Mayor: Borough ‘already paying more than its fair share’
By Joanne Degnan, Staff Writer
ALLENTOWN — Borough officials say they see “no rational basis” for Upper Freehold Township’s request for $50,000 more per year for firefighters’ salaries as well as a retroactive payment of nearly $500,000.
Upper Freehold CFO Dianne Kelly hand-delivered a letter from the Township Committee addressed to the mayor and Borough Council of Allentown on Feb. 22 that threatened legal action if the borough didn’t increase its annual contribution and pay a $486,189 “unpaid balance” for fire equipment and salaries associated with six career firefighters that were incurred between 2006 and 2010.
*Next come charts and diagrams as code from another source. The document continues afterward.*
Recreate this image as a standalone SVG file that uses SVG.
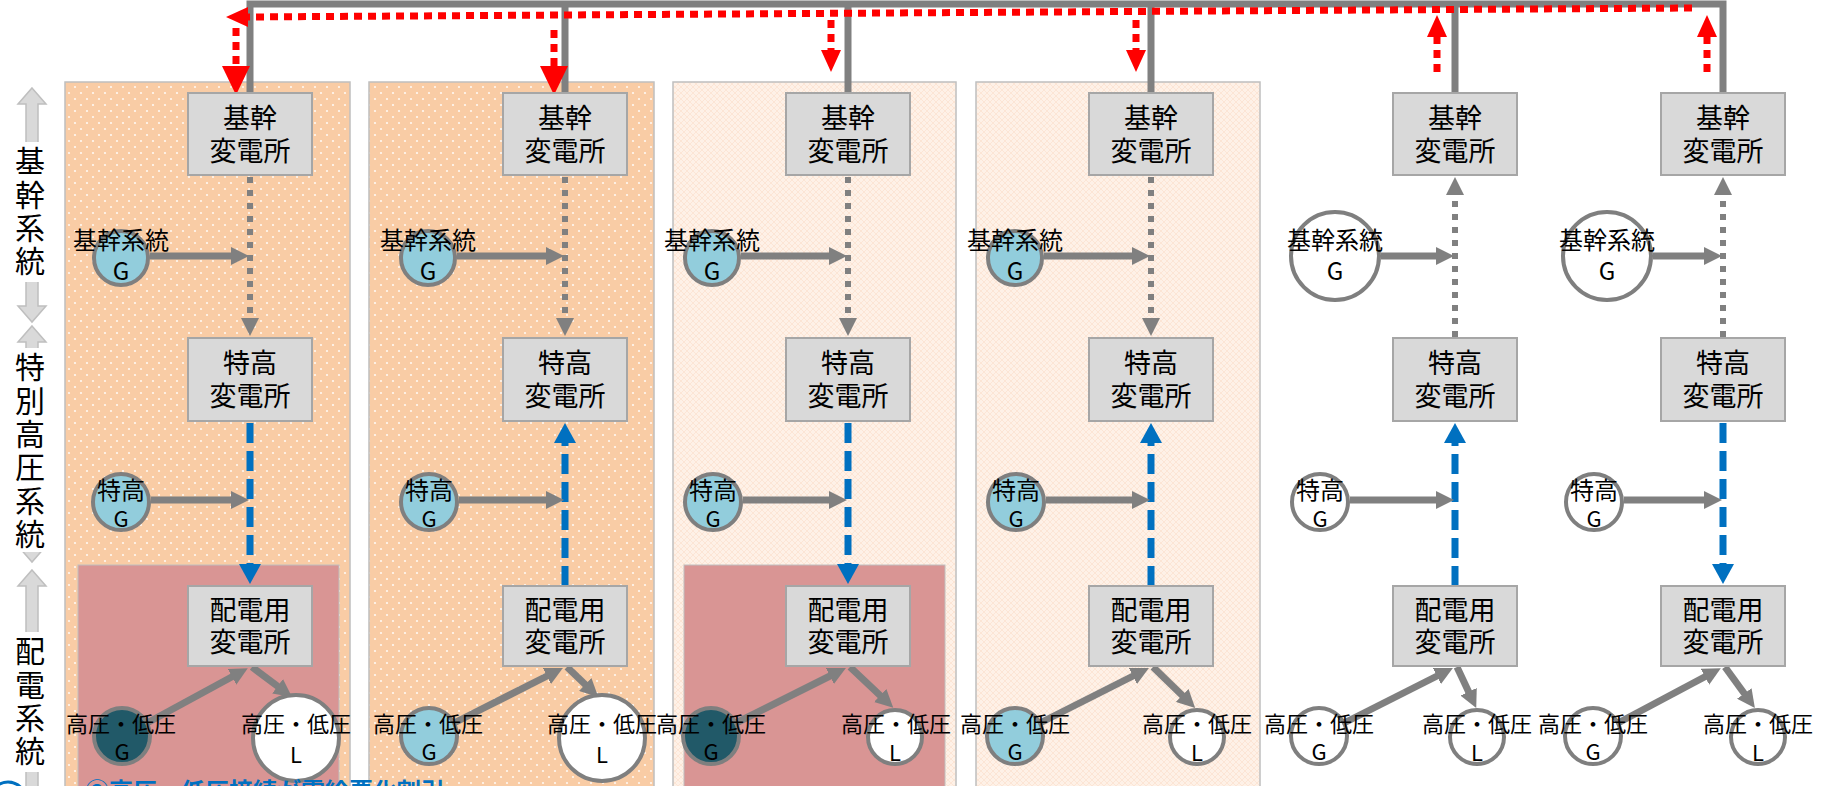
<svg xmlns="http://www.w3.org/2000/svg" width="1835" height="786" viewBox="0 0 1835 786">
<style>
text{font-family:"Noto Sans CJK JP","Noto Sans",sans-serif;fill:#000}
.bt{font-size:27px;text-anchor:middle}
.lb{font-size:24px;text-anchor:middle}
.sm{font-size:22px;text-anchor:middle}
.ax{font-size:30px}
.box{fill:#D9D9D9;stroke:#A6A6A6;stroke-width:2}
.cg{stroke:#7F7F7F;stroke-width:4}
.blue{fill:#92CDDC}
.teal{fill:#215968}
.wh{fill:#fff}
.ga{stroke:#808080;stroke-width:7;fill:none;marker-end:url(#ag)}
.gd{stroke:#808080;stroke-width:6;stroke-dasharray:6 7;fill:none;marker-end:url(#ag)}
.bd{stroke:#0070C0;stroke-width:7;stroke-dasharray:20 8;fill:none;marker-end:url(#ab)}
.rd{stroke:#FF0000;stroke-width:7;stroke-dasharray:8 6;fill:none}
.rh{fill:#FF0000}
.axis{fill:#D9D9D9;stroke:#BFBFBF;stroke-width:1.5}
</style>
<defs>
<pattern id="dots" width="12" height="12" patternUnits="userSpaceOnUse">
<rect width="12" height="12" fill="#F9CCA5"/>
<circle cx="3" cy="3" r="1.1" fill="#fff" fill-opacity="0.85"/>
<circle cx="9" cy="9" r="1.1" fill="#fff" fill-opacity="0.85"/>
</pattern>
<pattern id="lattice" width="6" height="6" patternUnits="userSpaceOnUse">
<rect width="6" height="6" fill="#FEF1E7"/>
<path d="M0,0 L6,6 M6,0 L0,6" stroke="#FBE2D0" stroke-width="0.8"/>
</pattern>
<marker id="ag" markerUnits="userSpaceOnUse" markerWidth="18" markerHeight="18" refX="8" refY="9" orient="auto"><path d="M0,0 L18,9 L0,18 z" fill="#808080"/></marker>
<marker id="ab" markerUnits="userSpaceOnUse" markerWidth="20" markerHeight="22" refX="8" refY="11" orient="auto"><path d="M0,0 L20,11 L0,22 z" fill="#0070C0"/></marker>
</defs>

<g id="panels">
<rect x="65" y="82" width="285" height="720" fill="url(#dots)" stroke="#BFBFBF" stroke-width="1.5"/>
<rect x="369" y="82" width="285" height="720" fill="url(#dots)" stroke="#BFBFBF" stroke-width="1.5"/>
<rect x="673" y="82" width="283" height="720" fill="url(#lattice)" stroke="#BFBFBF" stroke-width="1.5"/>
<rect x="976" y="82" width="284" height="720" fill="url(#lattice)" stroke="#BFBFBF" stroke-width="1.5"/>
<rect x="78" y="565" width="261" height="240" fill="#D99594" stroke="#BFBFBF" stroke-width="1"/>
<rect x="684" y="565" width="261" height="240" fill="#D99594" stroke="#BFBFBF" stroke-width="1"/>
</g>

<g id="axis">
<polygon class="axis" points="32,88 46,104 38,104 38,306 46,306 32,322 18,306 26,306 26,104 18,104"/>
<polygon class="axis" points="32,326 46,342 38,342 38,546 46,546 32,562 18,546 26,546 26,342 18,342"/>
<polygon class="axis" points="32,570 46,586 38,586 38,790 46,790 32,806 18,790 26,790 26,586 18,586"/>
<rect x="14" y="142" width="34" height="140" fill="#fff"/>
<rect x="14" y="348" width="34" height="204" fill="#fff"/>
<rect x="14" y="632" width="34" height="140" fill="#fff"/>
<text class="ax" x="30" y="146" writing-mode="vertical-rl" letter-spacing="3.3">基幹系統</text>
<text class="ax" x="30" y="352" writing-mode="vertical-rl" letter-spacing="3.3">特別高圧系統</text>
<text class="ax" x="30" y="636" writing-mode="vertical-rl" letter-spacing="3.3">配電系統</text>
</g>

<g id="connectors">
<path d="M250,93 V4 H1723 V93" stroke="#808080" stroke-width="7" fill="none"/>
<path d="M565,4 V93 M848,4 V93 M1151,4 V93 M1455,4 V93" stroke="#808080" stroke-width="7" fill="none"/>
<line class="rd" x1="1692" y1="8" x2="244" y2="17" stroke-width="6.5" stroke-dasharray="7 6"/>
<polygon class="rh" points="226,17 248,7 248,27"/>
<line class="rd" x1="236" y1="28" x2="236" y2="68"/>
<polygon class="rh" points="222,66 250,66 236,95"/>
<line class="rd" x1="554" y1="30" x2="554" y2="68"/>
<polygon class="rh" points="540,66 568,66 554,95"/>
<line class="rd" x1="831" y1="20" x2="831" y2="52"/>
<polygon class="rh" points="821,50 841,50 831,72"/>
<line class="rd" x1="1136" y1="20" x2="1136" y2="52"/>
<polygon class="rh" points="1126,50 1146,50 1136,72"/>
<line class="rd" x1="1437" y1="72" x2="1437" y2="35"/>
<polygon class="rh" points="1427,37 1447,37 1437,15"/>
<line class="rd" x1="1707" y1="72" x2="1707" y2="35"/>
<polygon class="rh" points="1697,37 1717,37 1707,15"/>

<line class="gd" x1="250" y1="177" x2="250" y2="326"/>
<line class="gd" x1="565" y1="177" x2="565" y2="326"/>
<line class="gd" x1="848" y1="177" x2="848" y2="326"/>
<line class="gd" x1="1151" y1="177" x2="1151" y2="326"/>
<line class="gd" x1="1455" y1="337" x2="1455" y2="187"/>
<line class="gd" x1="1723" y1="337" x2="1723" y2="187"/>

<line class="bd" x1="250" y1="423" x2="250" y2="572"/>
<line class="bd" x1="565" y1="586" x2="565" y2="435"/>
<line class="bd" x1="848" y1="423" x2="848" y2="572"/>
<line class="bd" x1="1151" y1="586" x2="1151" y2="435"/>
<line class="bd" x1="1455" y1="586" x2="1455" y2="435"/>
<line class="bd" x1="1723" y1="423" x2="1723" y2="572"/>

<line class="ga" x1="150" y1="256" x2="239" y2="256"/>
<line class="ga" x1="457" y1="256" x2="554" y2="256"/>
<line class="ga" x1="741" y1="256" x2="837" y2="256"/>
<line class="ga" x1="1044" y1="256" x2="1140" y2="256"/>
<line class="ga" x1="1381" y1="256" x2="1444" y2="256"/>
<line class="ga" x1="1653" y1="256" x2="1712" y2="256"/>

<line class="ga" x1="151" y1="500" x2="239" y2="500"/>
<line class="ga" x1="459" y1="500" x2="554" y2="500"/>
<line class="ga" x1="743" y1="500" x2="837" y2="500"/>
<line class="ga" x1="1046" y1="500" x2="1140" y2="500"/>
<line class="ga" x1="1350" y1="500" x2="1444" y2="500"/>
<line class="ga" x1="1624" y1="500" x2="1712" y2="500"/>

<line class="ga" x1="147" y1="723" x2="239" y2="673"/>
<line class="ga" x1="454" y1="723" x2="554" y2="672.5"/>
<line class="ga" x1="736" y1="723" x2="837" y2="672.5"/>
<line class="ga" x1="1040" y1="723" x2="1140" y2="672.5"/>
<line class="ga" x1="1344" y1="723" x2="1444" y2="672.5"/>
<line class="ga" x1="1618" y1="723" x2="1712" y2="673"/>

<line class="ga" x1="252" y1="667" x2="284" y2="691"/>
<line class="ga" x1="567" y1="667" x2="591" y2="690"/>
<line class="ga" x1="850" y1="667" x2="886" y2="701"/>
<line class="ga" x1="1153" y1="667" x2="1188" y2="701"/>
<line class="ga" x1="1457" y1="667" x2="1472" y2="699"/>
<line class="ga" x1="1725" y1="667" x2="1749" y2="700"/>
</g>

<g id="col1">
<g id="kikan1"><rect class="box" x="188" y="93" width="124" height="82"/><text class="bt" x="250" y="128">基幹</text><text class="bt" x="250" y="161">変電所</text></g>
<g id="tokko1"><rect class="box" x="188" y="338" width="124" height="83"/><text class="bt" x="250" y="373">特高</text><text class="bt" x="250" y="406">変電所</text></g>
<g id="haiden1"><rect class="box" x="188" y="586" width="124" height="80"/><text class="bt" x="250" y="620">配電用</text><text class="bt" x="250" y="652">変電所</text></g>
<g id="kg1"><circle class="cg blue" cx="121" cy="258" r="27"/><text class="lb" x="121" y="249">基幹系統</text><text class="lb" x="121" y="280">G</text></g>
<g id="tg1"><circle class="cg blue" cx="121" cy="502" r="28"/><text class="lb" x="121" y="499">特高</text><text class="sm" x="121" y="527">G</text></g>
<g id="hg1"><circle class="cg teal" cx="122" cy="736" r="28"/><text class="sm" x="121" y="732">高圧・低圧</text><text class="sm" x="122" y="760">G</text></g>
<g id="hl1"><circle class="cg wh" cx="296" cy="738" r="43" stroke-width="5"/><text class="sm" x="296" y="732">高圧・低圧</text><text class="sm" x="296" y="763">L</text></g>
</g>

<g id="col2">
<g id="kikan2"><rect class="box" x="503" y="93" width="124" height="82"/><text class="bt" x="565" y="128">基幹</text><text class="bt" x="565" y="161">変電所</text></g>
<g id="tokko2"><rect class="box" x="503" y="338" width="124" height="83"/><text class="bt" x="565" y="373">特高</text><text class="bt" x="565" y="406">変電所</text></g>
<g id="haiden2"><rect class="box" x="503" y="586" width="124" height="80"/><text class="bt" x="565" y="620">配電用</text><text class="bt" x="565" y="652">変電所</text></g>
<g id="kg2"><circle class="cg blue" cx="428" cy="258" r="27"/><text class="lb" x="428" y="249">基幹系統</text><text class="lb" x="428" y="280">G</text></g>
<g id="tg2"><circle class="cg blue" cx="429" cy="502" r="28"/><text class="lb" x="429" y="499">特高</text><text class="sm" x="429" y="527">G</text></g>
<g id="hg2"><circle class="cg blue" cx="429" cy="736" r="28"/><text class="sm" x="428" y="732">高圧・低圧</text><text class="sm" x="429" y="760">G</text></g>
<g id="hl2"><circle class="cg wh" cx="602" cy="738" r="43" stroke-width="5"/><text class="sm" x="602" y="732">高圧・低圧</text><text class="sm" x="602" y="763">L</text></g>
</g>

<g id="col3">
<g id="kikan3"><rect class="box" x="786" y="93" width="124" height="82"/><text class="bt" x="848" y="128">基幹</text><text class="bt" x="848" y="161">変電所</text></g>
<g id="tokko3"><rect class="box" x="786" y="338" width="124" height="83"/><text class="bt" x="848" y="373">特高</text><text class="bt" x="848" y="406">変電所</text></g>
<g id="haiden3"><rect class="box" x="786" y="586" width="124" height="80"/><text class="bt" x="848" y="620">配電用</text><text class="bt" x="848" y="652">変電所</text></g>
<g id="kg3"><circle class="cg blue" cx="712" cy="258" r="27"/><text class="lb" x="712" y="249">基幹系統</text><text class="lb" x="712" y="280">G</text></g>
<g id="tg3"><circle class="cg blue" cx="713" cy="502" r="28"/><text class="lb" x="713" y="499">特高</text><text class="sm" x="713" y="527">G</text></g>
<g id="hg3"><circle class="cg teal" cx="711" cy="736" r="28"/><text class="sm" x="711" y="732">高圧・低圧</text><text class="sm" x="711" y="760">G</text></g>
<g id="hl3"><circle class="cg wh" cx="895" cy="737" r="27"/><text class="sm" x="896" y="732">高圧・低圧</text><text class="sm" x="895" y="761">L</text></g>
</g>

<g id="col4">
<g id="kikan4"><rect class="box" x="1089" y="93" width="124" height="82"/><text class="bt" x="1151" y="128">基幹</text><text class="bt" x="1151" y="161">変電所</text></g>
<g id="tokko4"><rect class="box" x="1089" y="338" width="124" height="83"/><text class="bt" x="1151" y="373">特高</text><text class="bt" x="1151" y="406">変電所</text></g>
<g id="haiden4"><rect class="box" x="1089" y="586" width="124" height="80"/><text class="bt" x="1151" y="620">配電用</text><text class="bt" x="1151" y="652">変電所</text></g>
<g id="kg4"><circle class="cg blue" cx="1015" cy="258" r="27"/><text class="lb" x="1015" y="249">基幹系統</text><text class="lb" x="1015" y="280">G</text></g>
<g id="tg4"><circle class="cg blue" cx="1016" cy="502" r="28"/><text class="lb" x="1016" y="499">特高</text><text class="sm" x="1016" y="527">G</text></g>
<g id="hg4"><circle class="cg blue" cx="1015" cy="736" r="28"/><text class="sm" x="1015" y="732">高圧・低圧</text><text class="sm" x="1015" y="760">G</text></g>
<g id="hl4"><circle class="cg wh" cx="1197" cy="737" r="27"/><text class="sm" x="1197" y="732">高圧・低圧</text><text class="sm" x="1197" y="761">L</text></g>
</g>

<g id="col5">
<g id="kikan5"><rect class="box" x="1393" y="93" width="124" height="82"/><text class="bt" x="1455" y="128">基幹</text><text class="bt" x="1455" y="161">変電所</text></g>
<g id="tokko5"><rect class="box" x="1393" y="338" width="124" height="83"/><text class="bt" x="1455" y="373">特高</text><text class="bt" x="1455" y="406">変電所</text></g>
<g id="haiden5"><rect class="box" x="1393" y="586" width="124" height="80"/><text class="bt" x="1455" y="620">配電用</text><text class="bt" x="1455" y="652">変電所</text></g>
<g id="kg5"><circle class="cg wh" cx="1335" cy="256" r="44"/><text class="lb" x="1335" y="249">基幹系統</text><text class="lb" x="1335" y="280">G</text></g>
<g id="tg5"><circle class="cg wh" cx="1320" cy="502" r="28"/><text class="lb" x="1320" y="499">特高</text><text class="sm" x="1320" y="527">G</text></g>
<g id="hg5"><circle class="cg wh" cx="1319" cy="736" r="28"/><text class="sm" x="1319" y="732">高圧・低圧</text><text class="sm" x="1319" y="760">G</text></g>
<g id="hl5"><circle class="cg wh" cx="1477" cy="737" r="27"/><text class="sm" x="1477" y="732">高圧・低圧</text><text class="sm" x="1477" y="761">L</text></g>
</g>

<g id="col6">
<g id="kikan6"><rect class="box" x="1661" y="93" width="124" height="82"/><text class="bt" x="1723" y="128">基幹</text><text class="bt" x="1723" y="161">変電所</text></g>
<g id="tokko6"><rect class="box" x="1661" y="338" width="124" height="83"/><text class="bt" x="1723" y="373">特高</text><text class="bt" x="1723" y="406">変電所</text></g>
<g id="haiden6"><rect class="box" x="1661" y="586" width="124" height="80"/><text class="bt" x="1723" y="620">配電用</text><text class="bt" x="1723" y="652">変電所</text></g>
<g id="kg6"><circle class="cg wh" cx="1607" cy="256" r="44"/><text class="lb" x="1607" y="249">基幹系統</text><text class="lb" x="1607" y="280">G</text></g>
<g id="tg6"><circle class="cg wh" cx="1594" cy="502" r="28"/><text class="lb" x="1594" y="499">特高</text><text class="sm" x="1594" y="527">G</text></g>
<g id="hg6"><circle class="cg wh" cx="1593" cy="736" r="28"/><text class="sm" x="1593" y="732">高圧・低圧</text><text class="sm" x="1593" y="760">G</text></g>
<g id="hl6"><circle class="cg wh" cx="1758" cy="737" r="27"/><text class="sm" x="1758" y="732">高圧・低圧</text><text class="sm" x="1758" y="761">L</text></g>
</g>

<g id="footer">
<circle cx="8" cy="800" r="18" fill="none" stroke="#0070C0" stroke-width="3"/>
<text x="85" y="800" style="font-size:24px;font-weight:bold;fill:#0070C0">③高圧・低圧接続が需給悪化割引</text>
</g>
</svg>
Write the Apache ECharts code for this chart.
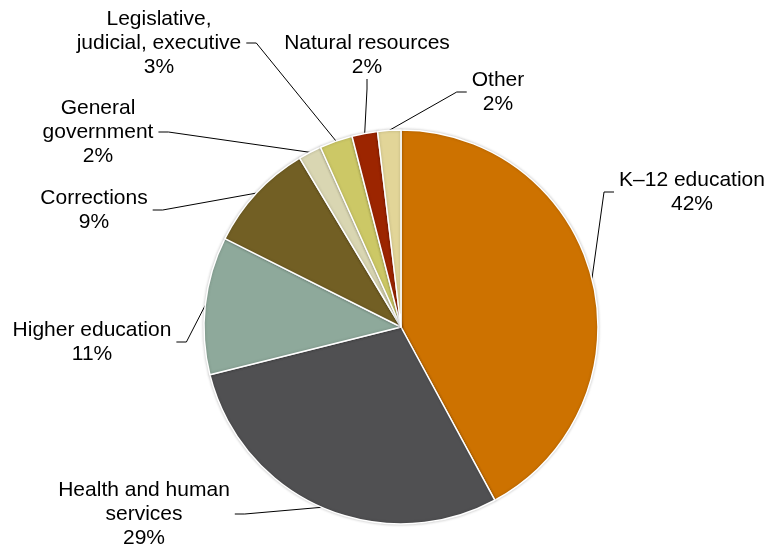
<!DOCTYPE html>
<html>
<head>
<meta charset="utf-8">
<script src="https://cdn.jsdelivr.net/npm/echarts@6/dist/echarts.min.js"></script>
<style>
html,body{margin:0;padding:0;background:#fff;}
#chart{width:770px;height:552px;}
</style>
</head>
<body>
<div id="chart"></div>
<script>
// Data (share of spending, %), clockwise from 12 o'clock
const categories = [
  'K\u201312 education',
  'Health and human\nservices',
  'Higher education',
  'Corrections',
  'General\ngovernment',
  'Legislative,\njudicial, executive',
  'Natural resources',
  'Other'
];
const values = [42.1, 29.0, 11.3, 9.0, 1.9, 2.7, 2.1, 1.9];
const colors = ['#CD7200', '#505052', '#8EA99B', '#725F24', '#D9D6B2', '#CCC866', '#9C2500', '#E2D598'];

// label centre positions (layout only)
const labelPos = [
  [692, 192],
  [144, 514],
  [92, 342],
  [94, 210],
  [98, 132],
  [159, 43],
  [367, 55],
  [498, 92]
];

const chart = echarts.init(document.getElementById('chart'), null, {renderer: 'canvas'});
chart.setOption({
  animation: false,
  backgroundColor: '#ffffff',
  series: [{
    type: 'pie',
    center: [401, 327],
    radius: 197,
    startAngle: 90,
    clockwise: true,
    avoidLabelOverlap: false,
    percentPrecision: 0,
    data: categories.map((c, i) => ({name: c, value: values[i], itemStyle: {color: colors[i]}})),
    itemStyle: {borderColor: '#ffffff', borderWidth: 1.5, shadowColor: 'rgba(0,0,0,0.22)', shadowBlur: 3},
    label: {
      show: true,
      position: 'outside',
      formatter: '{b}\n{d}%',
      fontFamily: 'Liberation Sans, Arial, sans-serif',
      fontSize: 21,
      lineHeight: 24,
      color: '#000000',
      align: 'center',
      padding: [0, 5]
    },
    labelLine: {
      show: true,
      length: 15,
      length2: 10,
      lineStyle: {color: '#000000', width: 1}
    },
    labelLayout: function (p) {
      const pos = labelPos[p.dataIndex];
      return {x: pos[0], y: pos[1], align: 'center', verticalAlign: 'middle'};
    },
    emphasis: {disabled: true}
  }]
});
</script>
</body>
</html>
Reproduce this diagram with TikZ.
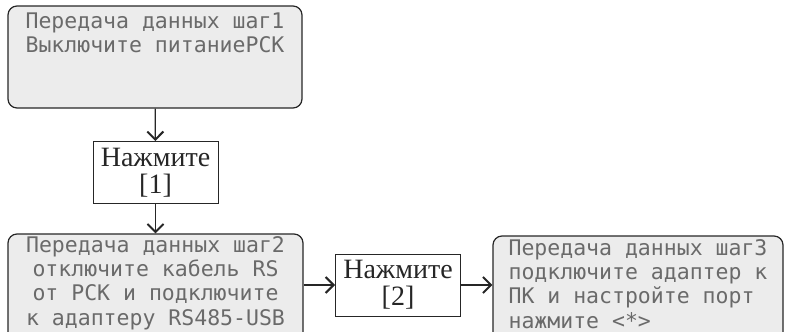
\documentclass[tikz,border=0pt]{standalone}
\usepackage{fontspec}
\setmainfont{Liberation Serif}
\newfontfamily\lcdfont{DejaVu Sans Mono}
\usepackage{xcolor}
\usetikzlibrary{arrows.meta}

\definecolor{lcdfill}{HTML}{ECECEC}
\definecolor{lcdtext}{HTML}{6A6A6A}

\tikzset{
  lcd/.style={draw=black!85, line width=1.2pt, fill=lcdfill, rounded corners=9pt,
    minimum width=#1, inner sep=0pt,
    font=\lcdfont\fontsize{21.5}{24.2}\selectfont, text=lcdtext},
  btn/.style={draw=black!85, line width=1pt, minimum width=125pt, minimum height=62pt,
    inner sep=0pt, align=center, font=\fontsize{28}{27}\selectfont, text=black!85},
  arr/.style={draw=black!85, line width=1.2pt, -{Straight Barb[length=8pt,width=16pt,line width=2pt]}}
}

\begin{document}
\begin{tikzpicture}[x=1pt,y=-1pt]
\useasboundingbox (0,0) rectangle (785,332);
\clip (0,0) rectangle (785,332);

\node[lcd=294pt, minimum height=102pt, align=left] at (155, 57) (step1)
  {Передача данных шаг1\\Выключите питаниеРСК\\\mbox{}\\\mbox{}};
\node[btn] at (155.5, 172.5) (key1) {Нажмите\\{[}1{]}};
\node[lcd=295pt, minimum height=118pt, align=center] at (155.5, 293) (step2)
  {Передача данных шаг2\\отключите кабель RS\\от РСК и подключите\\к адаптеру RS485-USB\\\mbox{}};
\node[btn] at (398, 285) (key2) {Нажмите\\{[}2{]}};
\node[lcd=290pt, minimum height=120pt, align=left] at (638, 296) (step3)
  {Передача данных шаг3\\подключите адаптер к\\ПК и настройте порт\\нажмите <*>\\\mbox{}};

\draw[arr] (step1) -- (key1);
\draw[arr] (key1) -- (step2);
\draw[arr] (step2.east |- key2.west) -- (key2.west);
\draw[arr] (key2.east) -- (step3.west |- key2.east);
\end{tikzpicture}
\end{document}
The Hope Fire Company of Allentown, which is actually in Upper Freehold now, operates without a fire tax and depends on donations and money from the two communities it serves. Upper Freehold serves as lead agency under an interlocal government agreement signed with Allentown eight years ago, but that pact expired in 2005.
The letter from Upper Freehold states that the township is shouldering 82 percent of the firefighters’ salaries and benefits, and says the expense should be split evenly between the two communities.
Mayor Stuart Fierstein and Council President Michael Schumacher said last week that the council had met with its attorney in executive session March 8 and decided it could not comply with Upper Freehold’s demands for more money. They said the borough’s public safety committee would be willing to meet with township officials face-to-face to try and resolve the financial dispute.
”Whether you use a formula based on property values, population, the number of dwellings or usage, Allentown is already paying more than its fair share,” Mayor Fierstein said last week when asked about the impasse.
”There is no rational basis for this request,” he said.
Mayor Fierstein said the Upper Freehold letter did not include the fact that the borough paid $34,500 in direct aid to the fire company in 2010 for items such as fuel, electricity, mortgage payments on the firehouse and equipment. This is in addition to the $67,059 that Allentown paid to Upper Freehold as the borough’s share of the cost for career firefighters’ salaries, health benefits, pension, equipment and other associated expenses. Together these two budgetary contributions total 22 percent of the total cost of operating the Hope Fire Company in 2010, he said.
By comparison, Allentown represents 14 percent of the tax base, 21 percent of the combined population of the two communities and 17.3 percent of the calls last year to the Hope Fire Company (excluding mutual aid calls to other communities, the NJ Turnpike, or the high school campus on High Street where children from both communities attend classes), Mr. Schumacher said.
”If Allentown’s annual payments have consistently exceed both its percentage of use and percentage of the tax base, how can they ask for half of the prior year’s expenses?” Mr. Schumacher asked.
The interlocal agreement signed by the communities in 2003, which has since expired, had required Allentown to pay 50 percent of the cost of the first paid driver for the Fire Department and up to $30,000 for additional employees, Mayor Fierstein said. He said the borough had not signed a subsequent agreement because the arrangement was supposed to be temporary, not permanent.
”This was supposed to be a transition, not a lifestyle,” Mayor Fierstein said.
Upper Freehold Mayor LoriSue Mount could not be reached Tuesday before the Messenger-Press deadline. Township CFO Dianne Kelly said Tuesday that no lawsuit had been filed since the original letter was delivered to Allentown.
A study prepared in 2001 for the two communities by fire protection consultant Harry Carter recommended the creation of a single fire district encompassing both Allentown and Upper Freehold with authority to create one fire budget and set a fire tax to fairly allocate costs. The levy would be collected using a common tax rate per $100 in assessed valuation.
Dr. Carter wrote in his report that the advantage of a fire district is that it would be able to “strike a balance between a township that is growing, and a borough that is essentially built-out.”
The report also discussed alternatives to an independent fire district, but warned that whatever route is taken requires the creation of a “stable funding base” to cover the Fire Department’s operational costs.
”I would doubt that sufficient resolve exists to allow for an adequate funding base to emerge just based on agreements,” Dr. Carter wrote.